## TASK PROMPT
Omit the pictures and print exactly the lines of the listing below, starting at the first and ending at the line containing "const h = 713;".

===== SOURCE RECORDS =====

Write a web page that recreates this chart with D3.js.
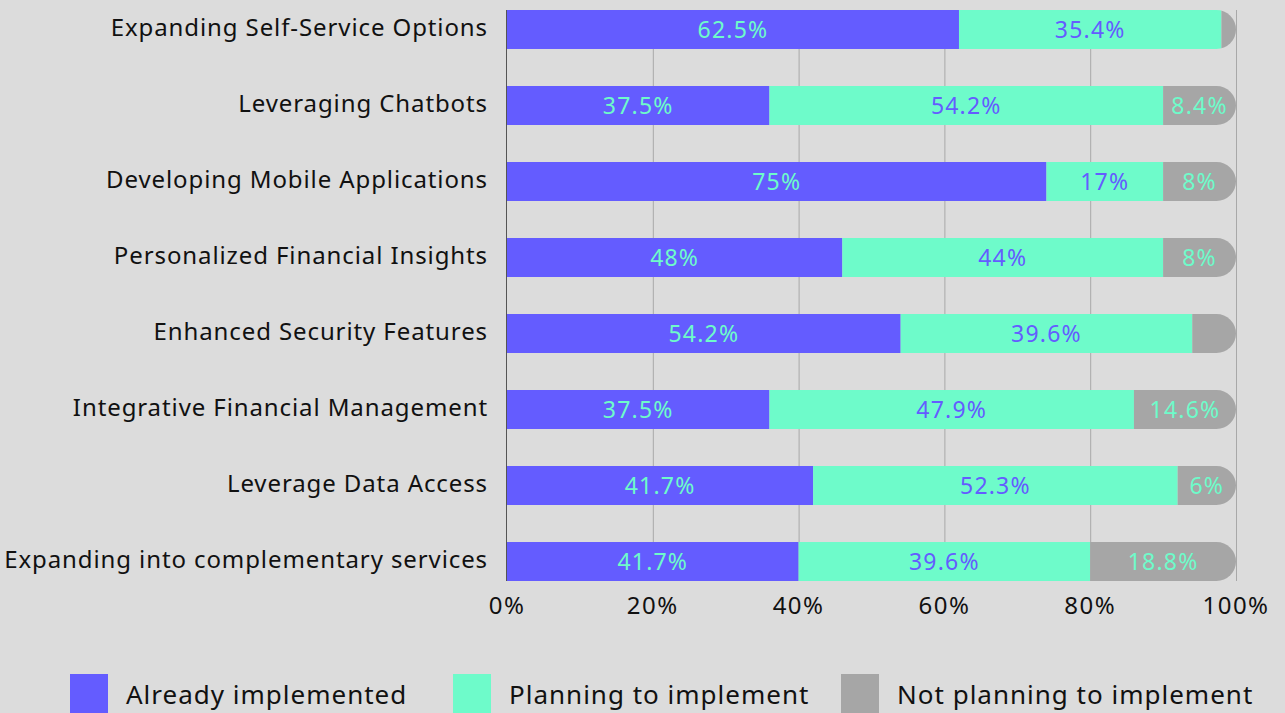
<!DOCTYPE html>
<html>
<head>
<meta charset="utf-8">
<script src="https://cdn.jsdelivr.net/npm/d3@7"></script>
<style>
  body { margin: 0; background: #dcdcdc; }
  svg { display: block; font-family: "Noto Sans", sans-serif; }
</style>
</head>
<body>
<script>
// Size of the page
const w = 1285;
const h = 713;

// Rows of the chart, top to bottom
const categories = [
  "Expanding Self-Service Options",
  "Leveraging Chatbots",
  "Developing Mobile Applications",
  "Personalized Financial Insights",
  "Enhanced Security Features",
  "Integrative Financial Management",
  "Leverage Data Access",
  "Expanding into complementary services"
];
// Segment widths as drawn (percent)
const alreadyValues = [62, 36, 74, 46, 54, 36, 42, 40];
const planningValues = [36, 54, 16, 44, 40, 50, 50, 40];
const notValues = [2, 10, 10, 10, 6, 14, 8, 20];
// Text printed on the segments
const alreadyLabels = ["62.5%", "37.5%", "75%", "48%", "54.2%", "37.5%", "41.7%", "41.7%"];
const planningLabels = ["35.4%", "54.2%", "17%", "44%", "39.6%", "47.9%", "52.3%", "39.6%"];
const notLabels = ["", "8.4%", "8%", "8%", "", "14.6%", "6%", "18.8%"];
// Axis ticks
const tickValues = [0, 20, 40, 60, 80, 100];
// Legend names
const seriesNames = ["Already implemented", "Planning to implement", "Not planning to implement"];

const purple = "#645cff";
const green = "#6efbca";
const grey = "#a6a6a6";
const colors = [purple, green, grey];
const labelColors = [green, purple, green];

const svg = d3.select("body").append("svg")
  .attr("width", w)
  .attr("height", h);

// x: percent to pixels
const x = d3.scaleLinear().domain([0, 100]).range([507, 1236]);
// y: one band per category
const y = d3.scaleBand().domain(categories).range([10, 581]).paddingInner(0.487).paddingOuter(0);
const bw = y.bandwidth();

// Grid lines behind the bars
svg.append("g")
  .selectAll("line")
  .data(tickValues.slice(1))
  .enter()
  .append("line")
  .attr("x1", d => x(d) + 0.5)
  .attr("x2", d => x(d) + 0.5)
  .attr("y1", y.range()[0])
  .attr("y2", y.range()[1])
  .attr("stroke", "#a8a8a8")
  .attr("stroke-width", 1);

// Zero line
svg.append("line")
  .attr("x1", x(0) - 0.5)
  .attr("x2", x(0) - 0.5)
  .attr("y1", y.range()[0])
  .attr("y2", y.range()[1])
  .attr("stroke", "#555")
  .attr("stroke-width", 1);

// Build the stacked rows
const rows = categories.map((c, i) => {
  const vals = [alreadyValues[i], planningValues[i], notValues[i]];
  const labs = [alreadyLabels[i], planningLabels[i], notLabels[i]];
  let start = 0;
  const segs = vals.map((v, k) => {
    const s = { k: k, x0: start, x1: start + v, label: labs[k] };
    start += v;
    return s;
  });
  return { name: c, index: i, segs: segs, total: start };
});

// Clip paths give each row a rounded right end
const defs = svg.append("defs");
rows.forEach(r => {
  const x0 = x(0), x1 = x(r.total), y0 = y(r.name), rr = bw / 2;
  defs.append("clipPath")
    .attr("id", "clip" + r.index)
    .append("path")
    .attr("d", `M${x0},${y0}H${x1 - rr}A${rr},${rr} 0 0 1 ${x1},${y0 + rr}` +
      `A${rr},${rr} 0 0 1 ${x1 - rr},${y0 + bw}H${x0}Z`);
});

const rowG = svg.selectAll(".row")
  .data(rows)
  .enter()
  .append("g")
  .attr("class", "row");

rowG.append("g")
  .attr("clip-path", d => `url(#clip${d.index})`)
  .selectAll("rect")
  .data(d => d.segs.map(s => Object.assign({ name: d.name }, s)))
  .enter()
  .append("rect")
  .attr("x", d => x(d.x0))
  .attr("y", d => y(d.name))
  .attr("width", d => x(d.x1) - x(d.x0))
  .attr("height", bw)
  .attr("fill", d => colors[d.k]);

// Percent labels in the middle of each segment
rowG.selectAll("text.val")
  .data(d => d.segs.map(s => Object.assign({ name: d.name }, s)))
  .enter()
  .append("text")
  .attr("class", "val")
  .attr("x", d => (x(d.x0) + x(d.x1)) / 2)
  .attr("y", d => y(d.name) + bw / 2)
  .attr("dy", "0.36em")
  .attr("text-anchor", "middle")
  .attr("font-size", 23)
  .attr("letter-spacing", 1.2)
  .attr("fill", d => labelColors[d.k])
  .text(d => d.label);

// Category names on the left
svg.append("g")
  .selectAll("text")
  .data(categories)
  .enter()
  .append("text")
  .attr("x", 488)
  .attr("y", d => y(d) + bw / 2)
  .attr("dy", "0.28em")
  .attr("text-anchor", "end")
  .attr("font-size", 24)
  .attr("letter-spacing", 0.9)
  .attr("fill", "#111")
  .text(d => d);

// Bottom axis labels
svg.append("g")
  .selectAll("text")
  .data(tickValues)
  .enter()
  .append("text")
  .attr("x", d => x(d))
  .attr("y", 614)
  .attr("text-anchor", "middle")
  .attr("font-size", 24)
  .attr("letter-spacing", 1.5)
  .attr("fill", "#111")
  .text(d => d + "%");

// Legend
const legendX = [70, 453, 841];
const legend = svg.append("g")
  .selectAll("g")
  .data(seriesNames)
  .enter()
  .append("g")
  .attr("transform", (d, i) => `translate(${legendX[i]},674)`);

legend.append("rect")
  .attr("width", 38)
  .attr("height", 39)
  .attr("fill", (d, i) => colors[i]);

legend.append("text")
  .attr("x", 56)
  .attr("y", 30)
  .attr("font-size", 26)
  .attr("letter-spacing", 1.0)
  .attr("fill", "#111")
  .text(d => d);
</script>
</body>
</html>
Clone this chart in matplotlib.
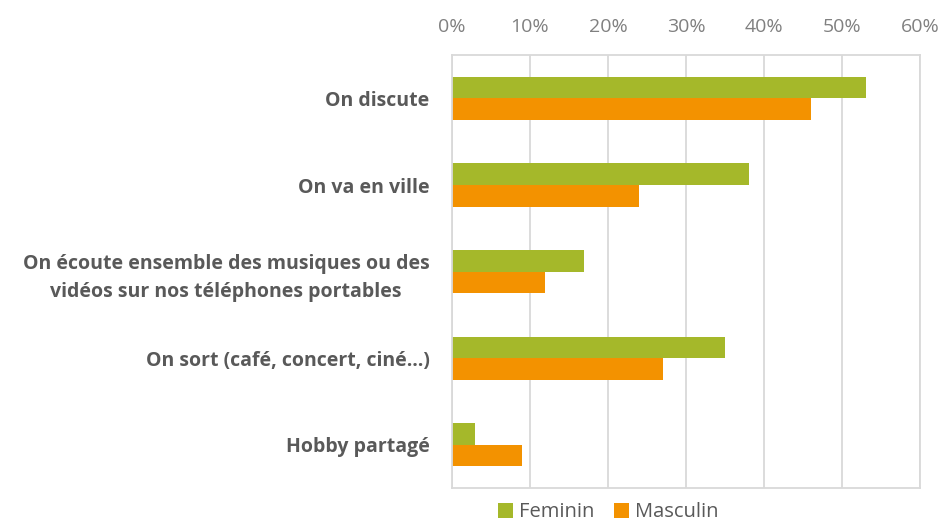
import numpy as np
from matplotlib import pyplot as plt

plt.rcParams["font.family"] = ["Open Sans", "DejaVu Sans"]

categories = ["On discute", "On va en ville",
              "On écoute ensemble des musiques ou des\nvidéos sur nos téléphones portables",
              "On sort (café, concert, ciné…)", "Hobby partagé"]
feminin = [53, 38, 17, 35, 3]
masculin = [46, 24, 12, 27, 9]
ticks = [0, 10, 20, 30, 40, 50, 60]

fig = plt.figure(figsize=(9.43, 5.30), dpi=100)
ax = fig.add_axes([0.479, 0.079, 0.497, 0.817])

y = np.arange(len(categories))
h = 0.25
ax.barh(y - h / 2, feminin, height=h, color="#a5b82a", label="Feminin")
ax.barh(y + h / 2, masculin, height=h, color="#f39200", label="Masculin")

ax.set_ylim(len(categories) - 0.5, -0.5)
ax.set_xlim(0, 60)
ax.set_xticks(ticks)
ax.set_xticklabels([f"{t}%" for t in ticks], color="#808080", fontsize=14)
ax.xaxis.tick_top()
ax.tick_params(axis="x", length=0, pad=14)
ax.grid(axis="x", color="#d9d9d9", linewidth=1.3)
ax.set_axisbelow(True)

ax.set_yticks(y)
ax.set_yticklabels(categories, fontsize=14, fontweight="bold", color="#595959",
                   ha="right", multialignment="center", linespacing=1.5)
ax.tick_params(axis="y", length=0, pad=16)

for s in ax.spines.values():
    s.set_color("#d9d9d9")
    s.set_linewidth(1.3)

fig.legend(loc="lower center", bbox_to_anchor=(0.645, -0.02), ncol=2, frameon=False,
           fontsize=14.5, handlelength=0.75, handleheight=0.75, handletextpad=0.3,
           columnspacing=1.0, labelcolor="#595959")

plt.savefig("out.png")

=====

## ANSWER TO THIS EXERCISE
Write a web page that recreates this chart with D3.js.
<!DOCTYPE html>
<html>
<head>
<meta charset="utf-8">
<script src="https://cdn.jsdelivr.net/npm/d3@7"></script>
<style>
  body { margin: 0; background: #dcdcdc; }
  svg { display: block; font-family: "Noto Sans", sans-serif; }
</style>
</head>
<body>
<script>
// Size of the page
const w = 1285;
const h = 713;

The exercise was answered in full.